Her head spun from hitting the ground. Reaching with her fingers, she felt along the large-diameter pipe. Suddenly about six feet ahead, she touched metal. Cold and wet, it gave a half-inch or so and a scalpel of light shot through in the darkness. Feeling around, she realized the metal had the dimensions of a door.
What would a door be doing in a pit?
It would rust, and seal shut in all the water.

Lindsey thought for a moment. If she had something to stand on... it would be easier to work on opening it. She crouched down and felt for the pipe.

There she froze.

Oh my God!
Instead of a pipe, it was a human hand–
cold and stiff.
She resisted the urge to scream and left it in her throat. Feeling around with her foot for the rest of the body, she carefully tapped her way down the corpse with the tip of her shoe.

It was a large body, she could tell that. Her foot hit something hard, and suddenly a light came on. It was a security guard. His flashlight had come on when her shoe had touched it. She recognized the body as one of the guards she’d seen around Imec. He had a perfect round hole right between his eyes and he was staring up with a look of utter horror on his face.

In a rising panic, Lindsey reached overhead and tried to push open the door latch. It wouldn’t budge. Her hands were bloodied, skinned at the palms, as she started to bang at the door. She couldn’t hear any sound, the hum and clang of machines she had heard earlier. And that silence actually gave her hope–because if that sound was that close--she should be able to reach the production wing from down here. But what if she couldn’t open the door and climb out?

And then she remembered:
the security guard’s gun.

She paused, then turned and made her way back to the body. She shined the flashlight on the grotesque remains and reached down. It was half submerged in the water and she fumbled around till she found his holster. Unsnapping it, she tugged the gun free and stood up. Hand trembling with cold and fear, she dropped the gun into the water, heard it clank, then had to feel around, locate it with freezing fingers.
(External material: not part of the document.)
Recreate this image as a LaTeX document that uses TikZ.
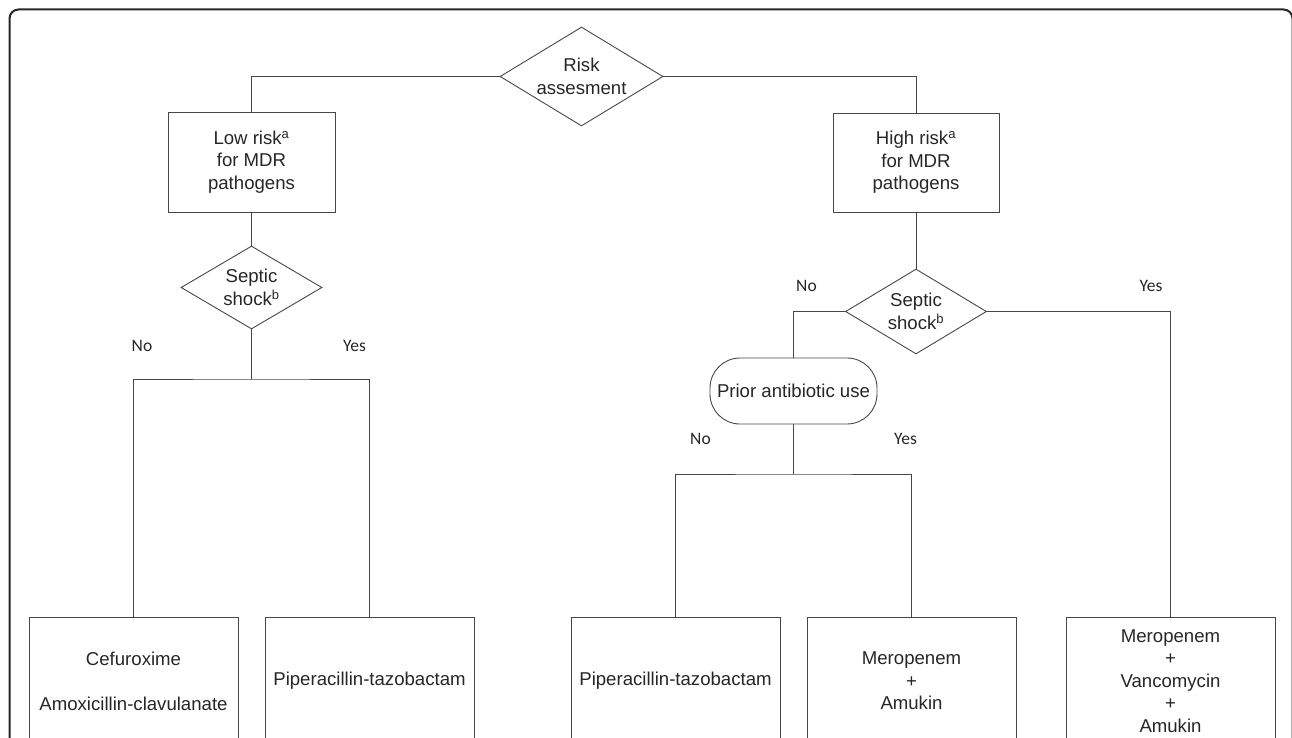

“Oh, God,” she cried, lifting the gun toward the latch on the door. “Please, please work...

Her hand wavered ever so slightly and she took a step back and fired. The sound was deafening and her ears screamed as the bullet ricocheted off the door.

The heavy latch fell into the water.

She dropped the gun and stepped forward. Heaving with all her might, Lindsey scraped the door open inch by inch. She hauled and scrambled her way through a maze of pipes and wires, pulling herself through the opening. Scraping her side on the sharp edges, she climbed forward and stopped, catching her breath, waiting for her eyes to get used to this new dark.

She thought about going back for the flashlight, but it was already growing dim on the other side of the door. Over here there seemed to be no light at all. She knelt on all fours, feeling in all directions. The space was narrow; reaching from side to side, inching forward slowly; she realized she was in a tunnel, about six feet wide. A sharp chemical smell choked her and grew stronger the farther she crawled from the door.

Her heart pounded harder with each inch. She knew she was in the bowels of Imec Pharmaceuticals, and she prayed–passionately–that Katherine would be looking for her. She had to get out of here, but she had no idea where she needed to go. In fact, she had lost her bearings and wasn’t sure if she was moving toward or away from the sounds she’d heard.

The darkness was total. Advancing on blind faith, she walked smack into another block wall.
The end of the tunnel?

Now, still feeling her way, she realized that a set of wrought iron stairs stood to the right. She grabbed the handrail and started up. Her foot slipped on the first rung and sheared the top off her shin.
Damn that hurt!
Ignoring the pain, she grabbed the next rung and preceded ahead. The stairs were slippery and Lindsey wrapped her arm around every rung as she went.